■ The request
Select lines where the word "produces" appears.

Plotting code records:
☆ ☆ ☆ ☆ ☆ ☆ ☆
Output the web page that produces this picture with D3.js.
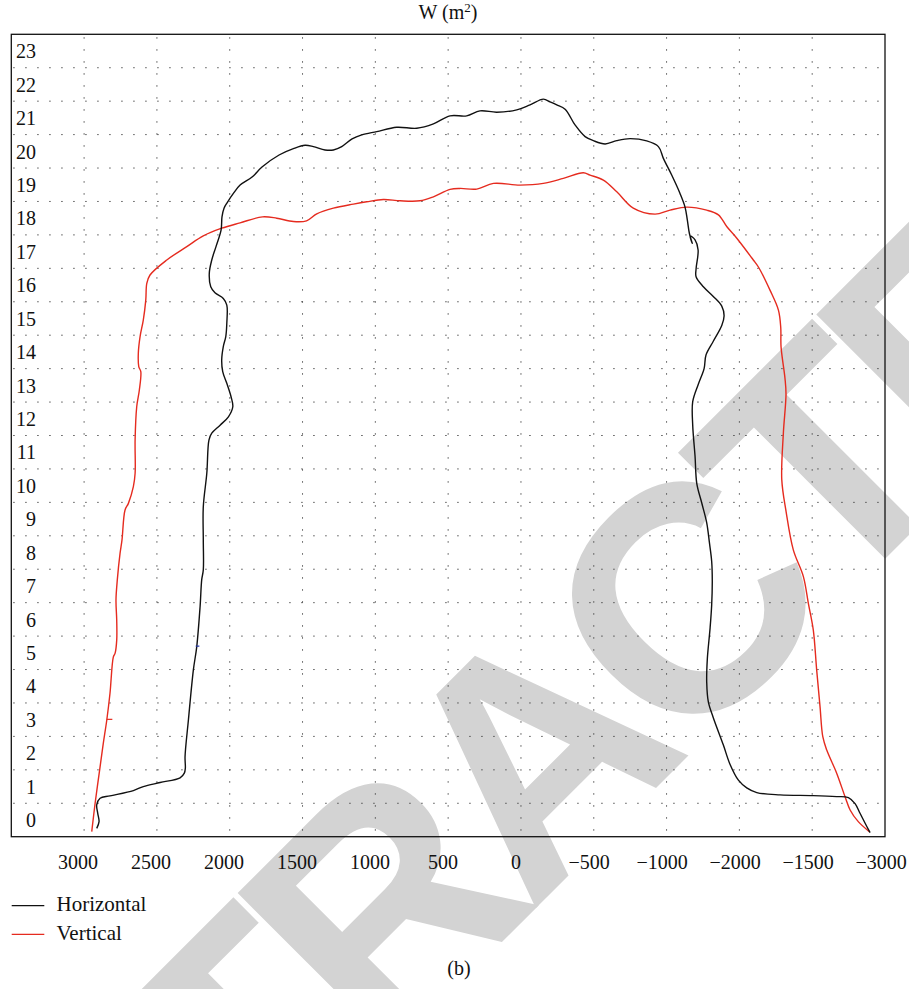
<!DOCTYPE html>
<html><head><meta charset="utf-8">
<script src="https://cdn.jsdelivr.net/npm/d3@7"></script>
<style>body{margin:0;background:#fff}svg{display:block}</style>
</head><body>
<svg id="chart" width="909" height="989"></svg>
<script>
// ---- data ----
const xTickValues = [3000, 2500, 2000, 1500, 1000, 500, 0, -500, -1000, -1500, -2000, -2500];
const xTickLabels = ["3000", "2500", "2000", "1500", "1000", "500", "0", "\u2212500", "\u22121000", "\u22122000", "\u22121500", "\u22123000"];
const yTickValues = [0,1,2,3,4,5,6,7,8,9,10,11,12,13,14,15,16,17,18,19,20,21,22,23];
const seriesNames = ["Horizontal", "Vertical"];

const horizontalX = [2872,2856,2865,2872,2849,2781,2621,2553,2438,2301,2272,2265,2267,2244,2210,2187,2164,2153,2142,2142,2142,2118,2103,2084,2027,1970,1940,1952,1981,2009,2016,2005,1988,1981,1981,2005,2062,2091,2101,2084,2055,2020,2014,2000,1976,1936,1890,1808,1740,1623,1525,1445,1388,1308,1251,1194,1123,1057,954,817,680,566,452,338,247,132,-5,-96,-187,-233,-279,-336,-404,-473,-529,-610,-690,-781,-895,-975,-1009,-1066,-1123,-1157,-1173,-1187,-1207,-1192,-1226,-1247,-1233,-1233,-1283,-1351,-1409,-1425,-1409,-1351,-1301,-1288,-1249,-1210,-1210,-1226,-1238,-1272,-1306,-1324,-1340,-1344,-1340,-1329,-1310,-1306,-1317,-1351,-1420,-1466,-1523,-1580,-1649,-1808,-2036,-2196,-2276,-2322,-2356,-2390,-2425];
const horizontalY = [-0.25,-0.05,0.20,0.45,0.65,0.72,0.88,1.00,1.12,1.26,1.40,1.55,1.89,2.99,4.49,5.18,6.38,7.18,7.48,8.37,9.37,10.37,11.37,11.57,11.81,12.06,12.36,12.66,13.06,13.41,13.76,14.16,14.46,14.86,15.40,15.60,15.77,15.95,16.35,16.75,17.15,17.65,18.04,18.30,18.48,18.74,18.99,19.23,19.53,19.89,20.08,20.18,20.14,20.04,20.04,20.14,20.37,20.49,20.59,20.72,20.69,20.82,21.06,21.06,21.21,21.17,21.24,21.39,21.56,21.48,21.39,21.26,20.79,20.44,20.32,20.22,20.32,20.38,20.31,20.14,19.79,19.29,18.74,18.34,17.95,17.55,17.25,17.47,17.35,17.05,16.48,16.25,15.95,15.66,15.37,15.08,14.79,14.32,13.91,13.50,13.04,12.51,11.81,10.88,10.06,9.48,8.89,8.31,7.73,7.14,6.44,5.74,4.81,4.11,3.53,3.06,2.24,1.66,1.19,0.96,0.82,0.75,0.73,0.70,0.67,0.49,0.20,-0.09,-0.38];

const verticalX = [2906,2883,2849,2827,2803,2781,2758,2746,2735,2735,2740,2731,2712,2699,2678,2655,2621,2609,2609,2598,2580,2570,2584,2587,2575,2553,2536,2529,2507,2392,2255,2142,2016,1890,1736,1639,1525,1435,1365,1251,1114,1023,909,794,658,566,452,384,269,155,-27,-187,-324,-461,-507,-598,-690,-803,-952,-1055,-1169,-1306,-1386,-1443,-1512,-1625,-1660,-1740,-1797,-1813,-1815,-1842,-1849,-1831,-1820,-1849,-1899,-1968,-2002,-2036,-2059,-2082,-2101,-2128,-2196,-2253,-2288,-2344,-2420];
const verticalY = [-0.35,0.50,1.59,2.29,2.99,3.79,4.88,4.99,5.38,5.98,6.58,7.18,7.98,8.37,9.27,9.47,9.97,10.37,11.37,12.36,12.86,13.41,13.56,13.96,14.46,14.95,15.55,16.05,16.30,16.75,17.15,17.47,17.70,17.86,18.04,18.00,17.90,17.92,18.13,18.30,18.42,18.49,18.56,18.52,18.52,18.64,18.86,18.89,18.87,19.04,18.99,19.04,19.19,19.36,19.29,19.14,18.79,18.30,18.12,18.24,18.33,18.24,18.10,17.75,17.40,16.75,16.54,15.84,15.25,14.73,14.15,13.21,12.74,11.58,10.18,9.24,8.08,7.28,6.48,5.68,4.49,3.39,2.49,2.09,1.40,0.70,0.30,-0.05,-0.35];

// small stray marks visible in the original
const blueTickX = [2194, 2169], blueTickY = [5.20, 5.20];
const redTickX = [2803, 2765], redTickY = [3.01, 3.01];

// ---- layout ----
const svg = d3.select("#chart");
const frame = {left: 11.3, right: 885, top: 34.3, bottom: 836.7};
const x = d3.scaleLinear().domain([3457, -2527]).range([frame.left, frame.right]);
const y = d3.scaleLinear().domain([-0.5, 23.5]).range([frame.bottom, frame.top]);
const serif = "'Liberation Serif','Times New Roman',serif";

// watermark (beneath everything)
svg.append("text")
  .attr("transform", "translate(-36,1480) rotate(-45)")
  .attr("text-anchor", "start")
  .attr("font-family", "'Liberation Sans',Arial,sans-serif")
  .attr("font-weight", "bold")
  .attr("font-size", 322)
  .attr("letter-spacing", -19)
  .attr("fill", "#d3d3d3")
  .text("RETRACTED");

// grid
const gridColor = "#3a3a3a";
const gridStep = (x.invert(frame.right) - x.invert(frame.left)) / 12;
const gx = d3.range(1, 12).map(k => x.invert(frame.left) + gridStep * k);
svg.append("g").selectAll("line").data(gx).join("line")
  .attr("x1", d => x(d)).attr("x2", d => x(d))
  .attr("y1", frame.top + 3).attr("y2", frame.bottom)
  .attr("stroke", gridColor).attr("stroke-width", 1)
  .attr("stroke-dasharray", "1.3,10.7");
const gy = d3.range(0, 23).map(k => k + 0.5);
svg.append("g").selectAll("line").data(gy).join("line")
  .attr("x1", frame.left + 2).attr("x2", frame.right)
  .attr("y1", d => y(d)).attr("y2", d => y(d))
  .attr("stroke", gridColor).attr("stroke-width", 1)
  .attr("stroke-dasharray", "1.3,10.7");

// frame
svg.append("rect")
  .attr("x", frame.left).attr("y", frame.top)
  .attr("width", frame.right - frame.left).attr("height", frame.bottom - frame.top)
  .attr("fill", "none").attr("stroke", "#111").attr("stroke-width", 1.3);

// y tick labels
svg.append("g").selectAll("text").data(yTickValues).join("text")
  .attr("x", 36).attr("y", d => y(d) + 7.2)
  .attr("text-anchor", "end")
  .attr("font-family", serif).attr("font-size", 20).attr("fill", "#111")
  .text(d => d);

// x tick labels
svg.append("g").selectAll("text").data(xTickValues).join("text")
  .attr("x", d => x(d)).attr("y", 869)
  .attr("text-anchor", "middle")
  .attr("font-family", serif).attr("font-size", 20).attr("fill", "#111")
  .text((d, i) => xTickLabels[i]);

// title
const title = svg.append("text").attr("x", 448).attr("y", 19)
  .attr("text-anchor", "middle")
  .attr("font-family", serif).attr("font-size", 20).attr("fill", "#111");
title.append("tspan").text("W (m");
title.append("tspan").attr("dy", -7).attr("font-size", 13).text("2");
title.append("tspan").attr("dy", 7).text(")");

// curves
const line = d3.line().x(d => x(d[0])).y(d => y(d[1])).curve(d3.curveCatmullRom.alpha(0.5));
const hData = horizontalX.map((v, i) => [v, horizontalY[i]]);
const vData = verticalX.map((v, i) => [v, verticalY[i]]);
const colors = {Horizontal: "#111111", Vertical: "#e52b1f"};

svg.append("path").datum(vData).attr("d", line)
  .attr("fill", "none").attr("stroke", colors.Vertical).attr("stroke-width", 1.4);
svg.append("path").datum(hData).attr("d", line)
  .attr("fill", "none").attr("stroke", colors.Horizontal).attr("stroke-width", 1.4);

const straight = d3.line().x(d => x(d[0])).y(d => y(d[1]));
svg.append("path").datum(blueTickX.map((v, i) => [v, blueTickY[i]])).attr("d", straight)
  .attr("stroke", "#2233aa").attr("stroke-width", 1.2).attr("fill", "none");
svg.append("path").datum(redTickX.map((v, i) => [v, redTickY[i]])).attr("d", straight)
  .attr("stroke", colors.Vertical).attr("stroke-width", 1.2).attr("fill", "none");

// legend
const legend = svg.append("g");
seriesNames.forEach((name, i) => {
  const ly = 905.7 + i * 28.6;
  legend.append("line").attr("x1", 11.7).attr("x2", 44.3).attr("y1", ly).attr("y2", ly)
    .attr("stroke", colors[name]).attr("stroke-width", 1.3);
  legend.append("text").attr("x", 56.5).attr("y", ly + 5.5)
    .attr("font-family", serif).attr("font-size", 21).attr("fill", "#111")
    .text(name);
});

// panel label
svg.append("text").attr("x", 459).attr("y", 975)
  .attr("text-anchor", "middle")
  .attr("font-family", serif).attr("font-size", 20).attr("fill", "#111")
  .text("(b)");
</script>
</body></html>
☆ ☆ ☆ ☆ ☆ ☆ ☆
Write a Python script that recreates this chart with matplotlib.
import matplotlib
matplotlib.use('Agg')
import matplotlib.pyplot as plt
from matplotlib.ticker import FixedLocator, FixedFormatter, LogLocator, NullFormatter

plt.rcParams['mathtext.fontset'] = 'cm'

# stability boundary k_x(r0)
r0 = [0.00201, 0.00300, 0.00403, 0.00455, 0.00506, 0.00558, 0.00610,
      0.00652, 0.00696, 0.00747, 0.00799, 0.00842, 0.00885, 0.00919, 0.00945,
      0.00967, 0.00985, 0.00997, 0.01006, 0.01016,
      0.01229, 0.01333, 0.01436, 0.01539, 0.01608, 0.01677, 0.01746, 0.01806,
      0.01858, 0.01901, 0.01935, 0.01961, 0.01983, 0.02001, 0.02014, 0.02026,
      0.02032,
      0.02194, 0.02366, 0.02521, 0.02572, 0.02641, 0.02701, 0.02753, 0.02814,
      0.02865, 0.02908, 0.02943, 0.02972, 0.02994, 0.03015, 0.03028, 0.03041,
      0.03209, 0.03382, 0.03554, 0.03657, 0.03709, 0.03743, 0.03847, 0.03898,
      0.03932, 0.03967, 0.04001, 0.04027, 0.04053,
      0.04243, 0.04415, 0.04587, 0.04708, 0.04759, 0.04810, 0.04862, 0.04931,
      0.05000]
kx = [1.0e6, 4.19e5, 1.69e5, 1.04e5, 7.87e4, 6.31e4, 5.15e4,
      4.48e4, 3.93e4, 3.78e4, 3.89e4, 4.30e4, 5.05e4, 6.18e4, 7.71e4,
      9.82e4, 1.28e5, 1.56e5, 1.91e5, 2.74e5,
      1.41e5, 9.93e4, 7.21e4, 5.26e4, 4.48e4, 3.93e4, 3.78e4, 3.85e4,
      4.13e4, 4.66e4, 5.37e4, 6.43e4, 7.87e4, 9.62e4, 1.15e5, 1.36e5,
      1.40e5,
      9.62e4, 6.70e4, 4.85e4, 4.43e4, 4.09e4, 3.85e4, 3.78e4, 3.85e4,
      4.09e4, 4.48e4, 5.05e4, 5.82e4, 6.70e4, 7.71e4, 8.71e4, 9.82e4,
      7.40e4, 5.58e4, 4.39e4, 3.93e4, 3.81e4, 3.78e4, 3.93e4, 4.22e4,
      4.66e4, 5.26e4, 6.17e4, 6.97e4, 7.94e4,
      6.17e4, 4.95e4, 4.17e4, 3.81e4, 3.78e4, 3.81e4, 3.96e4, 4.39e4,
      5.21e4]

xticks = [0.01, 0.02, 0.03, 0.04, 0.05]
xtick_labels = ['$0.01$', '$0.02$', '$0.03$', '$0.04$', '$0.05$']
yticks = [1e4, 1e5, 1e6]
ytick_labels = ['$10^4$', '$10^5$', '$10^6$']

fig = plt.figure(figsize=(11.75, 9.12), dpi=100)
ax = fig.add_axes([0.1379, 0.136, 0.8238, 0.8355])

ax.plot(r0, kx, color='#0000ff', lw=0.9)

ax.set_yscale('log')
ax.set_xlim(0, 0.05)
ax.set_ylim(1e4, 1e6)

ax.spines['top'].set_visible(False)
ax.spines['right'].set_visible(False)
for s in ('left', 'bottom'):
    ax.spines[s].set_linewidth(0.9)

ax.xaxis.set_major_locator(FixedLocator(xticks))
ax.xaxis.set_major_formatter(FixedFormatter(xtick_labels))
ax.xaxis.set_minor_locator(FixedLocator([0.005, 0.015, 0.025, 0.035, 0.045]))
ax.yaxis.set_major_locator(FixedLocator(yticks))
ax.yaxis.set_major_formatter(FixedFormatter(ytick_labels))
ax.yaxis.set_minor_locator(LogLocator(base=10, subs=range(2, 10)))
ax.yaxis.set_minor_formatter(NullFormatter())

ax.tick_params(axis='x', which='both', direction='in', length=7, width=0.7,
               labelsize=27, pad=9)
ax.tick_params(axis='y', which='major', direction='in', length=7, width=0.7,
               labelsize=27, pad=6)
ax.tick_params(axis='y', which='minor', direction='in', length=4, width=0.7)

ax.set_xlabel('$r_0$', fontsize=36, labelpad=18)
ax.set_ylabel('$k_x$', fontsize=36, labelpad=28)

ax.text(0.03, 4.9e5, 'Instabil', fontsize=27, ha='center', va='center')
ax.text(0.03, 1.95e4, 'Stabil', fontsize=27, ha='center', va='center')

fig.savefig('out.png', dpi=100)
☆ ☆ ☆ ☆ ☆ ☆ ☆
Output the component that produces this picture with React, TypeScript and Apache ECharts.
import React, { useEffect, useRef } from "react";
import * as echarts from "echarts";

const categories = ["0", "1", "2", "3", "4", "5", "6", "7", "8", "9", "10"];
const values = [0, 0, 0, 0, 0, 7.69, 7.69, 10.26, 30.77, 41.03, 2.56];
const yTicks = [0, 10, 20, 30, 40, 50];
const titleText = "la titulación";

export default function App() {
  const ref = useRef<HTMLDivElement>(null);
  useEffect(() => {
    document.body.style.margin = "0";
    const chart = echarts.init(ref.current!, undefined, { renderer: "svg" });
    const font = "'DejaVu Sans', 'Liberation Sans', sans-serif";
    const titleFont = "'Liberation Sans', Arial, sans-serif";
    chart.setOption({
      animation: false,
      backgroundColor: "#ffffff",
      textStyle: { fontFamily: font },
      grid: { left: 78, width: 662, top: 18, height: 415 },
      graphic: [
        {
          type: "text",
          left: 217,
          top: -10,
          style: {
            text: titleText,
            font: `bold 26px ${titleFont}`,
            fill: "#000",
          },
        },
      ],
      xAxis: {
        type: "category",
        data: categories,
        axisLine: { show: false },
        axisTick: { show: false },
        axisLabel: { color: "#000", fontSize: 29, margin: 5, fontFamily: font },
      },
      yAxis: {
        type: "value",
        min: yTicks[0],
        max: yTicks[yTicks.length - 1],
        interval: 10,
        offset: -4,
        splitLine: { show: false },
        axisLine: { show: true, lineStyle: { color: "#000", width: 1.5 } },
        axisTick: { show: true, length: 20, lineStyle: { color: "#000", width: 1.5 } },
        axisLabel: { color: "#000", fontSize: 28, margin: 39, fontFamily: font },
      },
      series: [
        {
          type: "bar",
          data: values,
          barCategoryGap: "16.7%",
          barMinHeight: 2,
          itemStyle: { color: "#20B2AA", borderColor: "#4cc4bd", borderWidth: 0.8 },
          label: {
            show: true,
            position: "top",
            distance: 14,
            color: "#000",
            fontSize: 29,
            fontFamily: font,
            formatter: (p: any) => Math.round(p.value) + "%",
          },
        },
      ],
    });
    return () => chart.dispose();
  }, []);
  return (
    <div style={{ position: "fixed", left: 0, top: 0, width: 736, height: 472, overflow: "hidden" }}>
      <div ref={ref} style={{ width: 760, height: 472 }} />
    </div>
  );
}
☆ ☆ ☆ ☆ ☆ ☆ ☆
■ Full solution
Output the web page that produces this picture with D3.js.
Output the component that produces this picture with React, TypeScript and Apache ECharts.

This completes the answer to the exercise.